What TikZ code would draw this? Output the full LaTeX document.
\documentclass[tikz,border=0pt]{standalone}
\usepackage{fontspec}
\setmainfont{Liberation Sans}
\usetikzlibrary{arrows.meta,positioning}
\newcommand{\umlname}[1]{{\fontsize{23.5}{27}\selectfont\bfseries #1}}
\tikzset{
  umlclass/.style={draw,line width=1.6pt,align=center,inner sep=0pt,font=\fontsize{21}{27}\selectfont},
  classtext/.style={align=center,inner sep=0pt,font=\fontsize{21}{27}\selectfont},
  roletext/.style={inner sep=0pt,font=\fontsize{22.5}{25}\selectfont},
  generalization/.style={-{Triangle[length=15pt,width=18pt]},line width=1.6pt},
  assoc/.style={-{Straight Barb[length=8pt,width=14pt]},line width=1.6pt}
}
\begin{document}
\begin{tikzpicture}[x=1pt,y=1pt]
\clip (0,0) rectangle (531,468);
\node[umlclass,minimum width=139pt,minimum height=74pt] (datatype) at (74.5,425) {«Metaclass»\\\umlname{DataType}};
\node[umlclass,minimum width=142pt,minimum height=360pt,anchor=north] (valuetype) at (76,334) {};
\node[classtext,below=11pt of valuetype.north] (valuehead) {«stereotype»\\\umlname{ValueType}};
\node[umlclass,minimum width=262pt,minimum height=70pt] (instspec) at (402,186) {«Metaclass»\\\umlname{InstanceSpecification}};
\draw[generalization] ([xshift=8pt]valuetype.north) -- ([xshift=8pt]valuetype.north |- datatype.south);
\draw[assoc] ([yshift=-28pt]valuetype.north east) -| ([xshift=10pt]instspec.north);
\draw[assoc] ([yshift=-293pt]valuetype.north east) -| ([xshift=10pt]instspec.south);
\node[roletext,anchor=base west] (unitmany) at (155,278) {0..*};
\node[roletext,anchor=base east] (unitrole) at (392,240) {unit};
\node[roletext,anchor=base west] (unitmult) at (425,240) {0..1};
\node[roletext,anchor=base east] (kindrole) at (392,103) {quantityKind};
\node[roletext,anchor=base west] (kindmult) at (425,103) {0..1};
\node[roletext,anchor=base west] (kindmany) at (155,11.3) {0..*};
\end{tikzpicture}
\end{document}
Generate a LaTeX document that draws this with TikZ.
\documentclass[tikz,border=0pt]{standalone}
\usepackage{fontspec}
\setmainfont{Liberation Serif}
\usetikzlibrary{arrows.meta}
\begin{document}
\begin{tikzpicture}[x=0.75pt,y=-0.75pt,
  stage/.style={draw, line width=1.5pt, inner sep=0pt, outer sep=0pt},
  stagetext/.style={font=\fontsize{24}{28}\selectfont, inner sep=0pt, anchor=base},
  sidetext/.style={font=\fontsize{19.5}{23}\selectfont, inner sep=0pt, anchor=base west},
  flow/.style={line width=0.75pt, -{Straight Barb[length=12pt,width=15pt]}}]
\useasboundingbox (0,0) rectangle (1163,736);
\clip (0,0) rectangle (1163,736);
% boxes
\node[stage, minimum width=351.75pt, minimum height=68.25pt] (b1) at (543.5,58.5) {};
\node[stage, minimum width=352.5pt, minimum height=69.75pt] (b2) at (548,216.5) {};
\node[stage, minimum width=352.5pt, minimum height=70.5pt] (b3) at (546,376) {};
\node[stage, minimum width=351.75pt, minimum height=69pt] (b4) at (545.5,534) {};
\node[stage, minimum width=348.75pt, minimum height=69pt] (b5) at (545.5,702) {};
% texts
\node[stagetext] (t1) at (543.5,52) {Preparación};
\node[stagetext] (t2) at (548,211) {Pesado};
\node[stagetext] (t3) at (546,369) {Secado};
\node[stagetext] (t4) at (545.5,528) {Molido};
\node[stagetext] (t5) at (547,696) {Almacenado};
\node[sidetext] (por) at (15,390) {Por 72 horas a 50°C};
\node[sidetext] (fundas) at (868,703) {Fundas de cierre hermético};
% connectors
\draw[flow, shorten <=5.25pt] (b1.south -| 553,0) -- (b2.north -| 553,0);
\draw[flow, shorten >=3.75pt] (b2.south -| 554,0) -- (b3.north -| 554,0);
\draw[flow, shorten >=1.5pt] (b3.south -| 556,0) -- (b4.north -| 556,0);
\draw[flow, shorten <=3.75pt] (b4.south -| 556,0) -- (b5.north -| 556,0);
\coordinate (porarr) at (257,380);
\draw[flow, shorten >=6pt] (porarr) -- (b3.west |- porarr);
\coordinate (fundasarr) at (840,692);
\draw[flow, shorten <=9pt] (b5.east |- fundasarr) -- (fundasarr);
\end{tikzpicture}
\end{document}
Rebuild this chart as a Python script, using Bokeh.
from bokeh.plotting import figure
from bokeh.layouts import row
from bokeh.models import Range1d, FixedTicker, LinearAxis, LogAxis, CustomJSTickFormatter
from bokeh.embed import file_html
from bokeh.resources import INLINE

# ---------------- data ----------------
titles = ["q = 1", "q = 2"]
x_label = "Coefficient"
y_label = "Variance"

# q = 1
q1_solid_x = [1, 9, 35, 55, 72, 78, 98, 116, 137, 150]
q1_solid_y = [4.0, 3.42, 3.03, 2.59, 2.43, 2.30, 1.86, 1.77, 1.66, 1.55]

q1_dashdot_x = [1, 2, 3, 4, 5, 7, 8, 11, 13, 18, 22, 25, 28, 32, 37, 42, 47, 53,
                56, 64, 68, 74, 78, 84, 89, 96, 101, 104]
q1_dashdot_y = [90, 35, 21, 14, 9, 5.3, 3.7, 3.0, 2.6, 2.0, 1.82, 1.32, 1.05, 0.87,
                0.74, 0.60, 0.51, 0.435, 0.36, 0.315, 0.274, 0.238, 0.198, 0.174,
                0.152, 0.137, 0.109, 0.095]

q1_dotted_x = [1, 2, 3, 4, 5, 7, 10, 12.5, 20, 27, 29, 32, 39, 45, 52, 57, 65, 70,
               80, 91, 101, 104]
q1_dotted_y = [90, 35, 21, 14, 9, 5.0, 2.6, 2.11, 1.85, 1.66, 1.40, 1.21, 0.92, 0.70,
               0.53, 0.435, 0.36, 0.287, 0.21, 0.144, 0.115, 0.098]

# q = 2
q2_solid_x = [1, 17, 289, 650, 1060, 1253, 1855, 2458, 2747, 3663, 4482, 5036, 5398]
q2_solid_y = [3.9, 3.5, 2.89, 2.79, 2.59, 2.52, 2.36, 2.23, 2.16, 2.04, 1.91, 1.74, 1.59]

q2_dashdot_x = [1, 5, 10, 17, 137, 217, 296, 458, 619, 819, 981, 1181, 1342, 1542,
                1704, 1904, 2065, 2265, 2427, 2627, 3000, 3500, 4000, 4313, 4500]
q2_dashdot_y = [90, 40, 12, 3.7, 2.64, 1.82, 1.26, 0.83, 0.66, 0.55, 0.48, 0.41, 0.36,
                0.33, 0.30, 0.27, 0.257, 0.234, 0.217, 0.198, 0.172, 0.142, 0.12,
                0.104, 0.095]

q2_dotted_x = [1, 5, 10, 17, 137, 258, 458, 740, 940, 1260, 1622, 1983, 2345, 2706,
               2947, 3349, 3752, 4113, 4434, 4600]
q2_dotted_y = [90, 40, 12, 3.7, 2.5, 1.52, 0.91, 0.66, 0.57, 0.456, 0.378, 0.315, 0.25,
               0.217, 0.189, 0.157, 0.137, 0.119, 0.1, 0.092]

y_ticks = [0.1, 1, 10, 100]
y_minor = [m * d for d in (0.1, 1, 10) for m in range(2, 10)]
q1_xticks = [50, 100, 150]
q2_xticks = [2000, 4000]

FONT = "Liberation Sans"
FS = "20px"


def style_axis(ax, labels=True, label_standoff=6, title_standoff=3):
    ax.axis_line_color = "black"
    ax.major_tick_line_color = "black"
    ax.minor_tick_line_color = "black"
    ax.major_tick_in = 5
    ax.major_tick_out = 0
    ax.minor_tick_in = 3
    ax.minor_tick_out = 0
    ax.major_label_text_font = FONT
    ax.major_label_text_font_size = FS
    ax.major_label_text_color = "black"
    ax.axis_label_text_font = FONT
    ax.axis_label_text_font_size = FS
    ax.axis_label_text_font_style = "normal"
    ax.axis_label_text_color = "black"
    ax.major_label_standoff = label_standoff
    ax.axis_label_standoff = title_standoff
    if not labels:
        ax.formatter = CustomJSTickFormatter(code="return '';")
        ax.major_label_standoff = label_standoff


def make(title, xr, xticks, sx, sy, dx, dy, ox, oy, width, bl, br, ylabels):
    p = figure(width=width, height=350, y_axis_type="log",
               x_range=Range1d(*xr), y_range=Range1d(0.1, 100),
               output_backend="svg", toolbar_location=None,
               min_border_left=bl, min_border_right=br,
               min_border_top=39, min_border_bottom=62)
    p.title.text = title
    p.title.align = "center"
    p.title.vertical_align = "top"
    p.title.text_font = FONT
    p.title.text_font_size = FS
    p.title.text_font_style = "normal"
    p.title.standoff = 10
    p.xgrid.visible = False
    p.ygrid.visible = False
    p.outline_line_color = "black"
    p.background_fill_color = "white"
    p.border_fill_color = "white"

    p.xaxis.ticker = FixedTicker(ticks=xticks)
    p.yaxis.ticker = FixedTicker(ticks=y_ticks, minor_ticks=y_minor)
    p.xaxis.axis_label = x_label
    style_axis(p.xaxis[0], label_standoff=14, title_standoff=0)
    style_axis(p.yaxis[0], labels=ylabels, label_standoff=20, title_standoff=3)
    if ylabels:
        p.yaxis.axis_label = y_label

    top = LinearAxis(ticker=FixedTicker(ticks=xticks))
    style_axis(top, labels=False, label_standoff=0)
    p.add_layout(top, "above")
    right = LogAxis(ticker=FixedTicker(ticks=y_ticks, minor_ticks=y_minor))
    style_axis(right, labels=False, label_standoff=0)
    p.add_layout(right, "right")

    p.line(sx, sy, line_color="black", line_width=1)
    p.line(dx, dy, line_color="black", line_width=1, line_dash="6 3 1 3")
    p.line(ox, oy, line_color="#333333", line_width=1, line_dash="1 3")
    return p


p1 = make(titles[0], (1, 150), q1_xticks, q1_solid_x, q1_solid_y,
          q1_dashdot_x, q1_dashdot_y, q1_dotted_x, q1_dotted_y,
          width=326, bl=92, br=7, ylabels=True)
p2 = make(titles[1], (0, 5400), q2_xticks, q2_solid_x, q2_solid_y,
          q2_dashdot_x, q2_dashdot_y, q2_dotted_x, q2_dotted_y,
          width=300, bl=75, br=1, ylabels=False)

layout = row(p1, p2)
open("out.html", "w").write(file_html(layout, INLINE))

PROBLEM DESCRIPTION:
Taking the records above, retype every line from the one with "Rebuild this chart" down to the one with "0.152, 0.137, 0.109, 0.095]", exactly and with nothing else.

FULL ANSWER:
Rebuild this chart as a Python script, using Bokeh.
from bokeh.plotting import figure
from bokeh.layouts import row
from bokeh.models import Range1d, FixedTicker, LinearAxis, LogAxis, CustomJSTickFormatter
from bokeh.embed import file_html
from bokeh.resources import INLINE

# ---------------- data ----------------
titles = ["q = 1", "q = 2"]
x_label = "Coefficient"
y_label = "Variance"

# q = 1
q1_solid_x = [1, 9, 35, 55, 72, 78, 98, 116, 137, 150]
q1_solid_y = [4.0, 3.42, 3.03, 2.59, 2.43, 2.30, 1.86, 1.77, 1.66, 1.55]

q1_dashdot_x = [1, 2, 3, 4, 5, 7, 8, 11, 13, 18, 22, 25, 28, 32, 37, 42, 47, 53,
                56, 64, 68, 74, 78, 84, 89, 96, 101, 104]
q1_dashdot_y = [90, 35, 21, 14, 9, 5.3, 3.7, 3.0, 2.6, 2.0, 1.82, 1.32, 1.05, 0.87,
                0.74, 0.60, 0.51, 0.435, 0.36, 0.315, 0.274, 0.238, 0.198, 0.174,
                0.152, 0.137, 0.109, 0.095]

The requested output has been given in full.